Hi, I am investigating OSS Delta Lake for use in our data lakehouse solution. I am wondering if OSS Delta Lake handles the small file problem (using bin-packing) automatically or manually. Can anyone help? Thanks in advance,

Carly Akerly

10/09/2023, 7:03 PM

Hey all Delta users, in the https://delta-users.slack.com/archives/CJ70UCSHM/p1695922778709909, we were going to release Delta 3.0 on Spark 3.4 and Delta 3.1 on Spark 3.5 by the end of October. But in the meantime, https://github.com/delta-io/delta/issues/2127. So we are switching to release Delta 3.0 on Spark 3.5 directly. And Delta 3.1 will have new release date that is yet to be decided. Thank you all for being patient! <!here>

👍 1

Chinhvu1111

10/10/2023, 3:09 AM

Hello team, we want to read the file changes in the delta table by using structured streaming. Do we have any solution for that? I think this use case are same as reading the new records from the kafka topic. We just want to read the new change file information by reading the metadata of the delta table.

Chinhvu1111

10/10/2023, 4:00 AM

@Carly Akerly

Lucas Zago

10/10/2023, 9:26 AM

Hello team, working with aws glue is there a way to work with delta and at the same time writing to glue catalog? My question is suppose i have 3 partitions : a, b, c and i want to overwrite a how to handle it with delta/glue?

Jatin Sharma

10/10/2023, 9:35 AM

Hi, when I'm doing a MERGE operation on a delta table through scala delta-spark APIs, how can I find out the version number checked in as part of that MERGE command?

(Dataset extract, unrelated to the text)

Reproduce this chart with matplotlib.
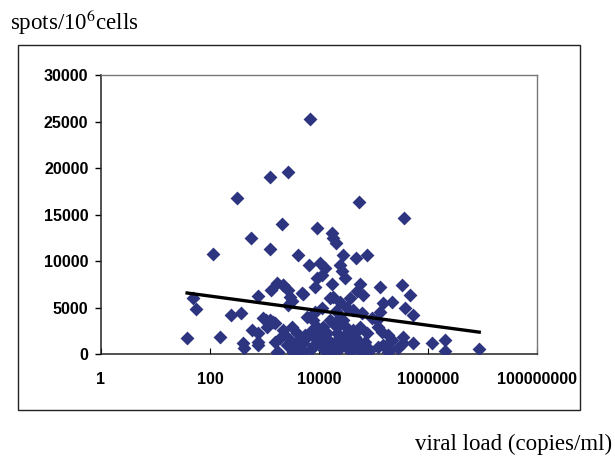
import matplotlib
matplotlib.use("Agg")
import matplotlib.pyplot as plt
import numpy as np
from matplotlib.patches import Rectangle

# viral load (copies/ml) and spots per 10^6 cells
viral_load = [
    38, 49, 55, 114, 150, 243, 370, 313, 404, 420,
    565, 590, 760, 760, 760, 1070, 1430, 1700, 1260, 1260,
    1320, 1700, 2090, 2190, 2690, 2690, 2950, 4090, 4900, 6800,
    6590, 9200, 10400, 12900, 11400, 9200, 8500, 17300, 18100, 20500,
    27500, 47500, 75500, 54000, 363000, 24300, 26300, 30000, 17300, 15900,
    56500, 50000, 64000, 131000, 333000, 467000, 5100, 149000, 218000, 380000,
    529000, 131000, 116000, 93800, 143000, 185000, 201000, 347000, 347000, 529000,
    1180000, 2050000, 2050000, 8700000, 121000, 201000, 86500, 18100, 24300, 32500,
    42000, 61500, 37000, 11400, 8500, 940, 1260, 1550, 1120, 760,
    2190, 3180, 3900, 2690, 1910, 1550, 2580, 3900, 5100, 5500,
    7400, 11800, 15900, 21400, 27500, 32500, 42000, 56500, 75500, 69500,
    42000, 27500, 21400, 15900, 11800, 9200, 7400, 5100, 3300, 1780,
    32500, 50000, 17300, 6000, 7800, 9200, 18100, 21400, 30000, 45700,
    56500, 42000, 19600, 64000, 121000, 218000, 149000, 185000, 282000, 2190,
    3180, 2690, 20500, 24300, 4500, 6300, 8000, 10200, 13500, 16500,
    25000, 35000, 48000, 4200, 7000, 12500, 23000, 38000, 60000, 14000,
]
spots = [
    1720, 6020, 4840, 10750, 1830, 4190, 4410, 16770, 1180, 650,
    12470, 2580, 2260, 970, 6230, 3650, 3440, 215, 19030, 11290,
    6880, 7630, 13980, 7420, 19570, 6880, 6130, 10640, 6560, 25260,
    9570, 13550, 9780, 9250, 8490, 8170, 7200, 13010, 12470, 11930,
    10640, 10320, 10640, 16340, 14620, 9570, 8920, 8170, 7520, 6020,
    7520, 6770, 6340, 7200, 7420, 6340, 6450, 5480, 5590, 4950,
    4190, 4520, 3650, 3870, 2370, 2040, 1290, 1830, 1180, 1180,
    1180, 1500, 320, 540, 750, 430, 430, 6130, 5590, 4950,
    4730, 4410, 6020, 4950, 4520, 3870, 3650, 3330, 2900, 1290,
    2580, 2900, 2260, 1720, 1720, 1290, 970, 1290, 1180, 2040,
    2580, 2900, 3650, 2900, 3650, 2800, 2580, 2900, 2260, 1290,
    1720, 1720, 1500, 1290, 750, 1500, 650, 215, 215, 215,
    650, 650, 215, 3980, 3650, 2900, 3330, 2260, 2040, 1830,
    1180, 750, 650, 215, 2900, 1500, 970, 215, 650, 7420,
    5700, 5300, 4600, 3900, 1600, 1900, 1000, 2200, 1700, 1000,
    1100, 1300, 2400, 600, 500, 400, 500, 300, 800, 2300,
]

# logarithmic trendline: y = a + b*log10(x)
trend_intercept = 7800
trend_slope = -785

x_ticks = [1, 100, 10000, 1000000, 100000000]
y_ticks = [0, 5000, 10000, 15000, 20000, 25000, 30000]

fig = plt.figure(figsize=(6.15, 4.63), dpi=100)
fig.patch.set_facecolor("white")

# outer chart-area frame
fig.patches.append(Rectangle((0.029, 0.1145), 0.914, 0.788, transform=fig.transFigure,
                             fill=False, edgecolor="#222222", linewidth=1.0))

ax = fig.add_axes([0.1642, 0.2354, 0.709, 0.6026])
ax.scatter(viral_load, spots, marker="D", s=50, color="#2d3580", linewidths=0, zorder=3)

xs = np.array([min(viral_load), max(viral_load)])
ax.plot(xs, trend_intercept + trend_slope * np.log10(xs), color="black", linewidth=2.4, zorder=4)

ax.set_xscale("log")
ax.set_xlim(1, 1e8)
ax.set_ylim(0, 30000)
ax.set_xticks(x_ticks)
ax.set_xticklabels([str(t) for t in x_ticks])
ax.xaxis.set_minor_locator(matplotlib.ticker.NullLocator())
ax.set_yticks(y_ticks)
ax.set_yticklabels([str(t) for t in y_ticks])

for lbl in ax.get_xticklabels() + ax.get_yticklabels():
    lbl.set_fontfamily("Liberation Sans")
    lbl.set_fontweight("bold")
    lbl.set_fontsize(11.5)

ax.tick_params(axis="y", direction="out", length=4, width=1, pad=5)
ax.tick_params(axis="x", direction="in", length=4, width=0.8, pad=13)

for side in ["left", "bottom"]:
    ax.spines[side].set_color("#222222")
    ax.spines[side].set_linewidth(1.1)
for side in ["top", "right"]:
    ax.spines[side].set_color("#777777")
    ax.spines[side].set_linewidth(1.0)

fig.text(0.016, 0.935, r"spots/10$^{6}$cells", fontsize=16.5, family="Liberation Serif",
         ha="left", va="baseline", math_fontfamily="stix")
fig.text(0.995, 0.028, "viral load (copies/ml)", fontsize=16.5, family="Liberation Serif",
         ha="right", va="baseline")

fig.savefig("out.png", dpi=100)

In addition I also want to view the transaction operationMetrics for this particular write also. Is there a good way to do this?

Gokhan Ozturk

10/10/2023, 12:48 PM

Hi everyone, I am investigating how Delta Lake's performance with a cloud storage solution compares to its performance with HDFS or Ceph. Can anyone share useful links or info? Thanks in advance,

Douglas

10/10/2023, 1:21 PM

@Scott Sandre (Delta Lake) when does the .rc2 release make it to pypi? https://delta-users.slack.com/archives/CG9LR6LN4/p1696894066958009

Pedro Salgado

10/10/2023, 2:11 PM

Hi all, quick question: I am using the delta-rs package from python, and I don't find any documentation related to set table properties ex:

delta.logRetentionDuration

as we usually do trough spark sql with

ALTER TABLE SET TBLPROPERTIES

. I was able to check the rust code and find reference to the config and is usage in the checkpoint creation, but the cleanup flag is not exposed in python... source: https://github.com/delta-io/delta-rs/blob/main/rust/src/protocol/checkpoints.rs#L95 Any idea how can I achieve log cleanup in delta-rs similar to delta spark? Thanks!

Christina

10/11/2023, 1:42 PM

Hi folks, spark / jdbc question. from this doc https://join.slack.com/t/carvanaalumni-dmr1806/shared_invite/zt-24tqc2ac5-ZZ3O5yUIREntCXixBjoMRg we know there is a query vs db table option. we like the db table option bc we can control parallism, but wonder in the case of a very wide table. in the below case, do i end up pulling all the data out of the source db, or will the jdbc connector only pull the columns used in the display query?

Copy code

employees_table = (spark.read
  .format("jdbc")
  .option("url", "<jdbc-url>")
  .option("dbtable", "<table-name>")
  .option("user", "<username>")
  .option("password", "<password>")
  .option("partitionColumn", "<partition-key>")
  .option("lowerBound", "<min-value>")
  .option("upperBound", "<max-value>")
  .option("numPartitions", 8)
  .load()
)

display(employees_table.select("age", "salary").groupBy("age").avg("salary"))

Perfect Stranger

10/11/2023, 4:18 PM

Can delta lake be used with hive metastore? I read something about generating manifests and then registering them in Hive metastore in order for Trino to read delta tables, but is there a newer way that doesn't require this? https://docs.delta.io/latest/presto-integration.html <- this article says that the manifest based approach is old, and now "Trino natively supports reading delta tables", however the Trino delta lake connector article talks about configuring delta lake in Trino through hive metastore. How do I configure delta lake through hive metastore without manifests?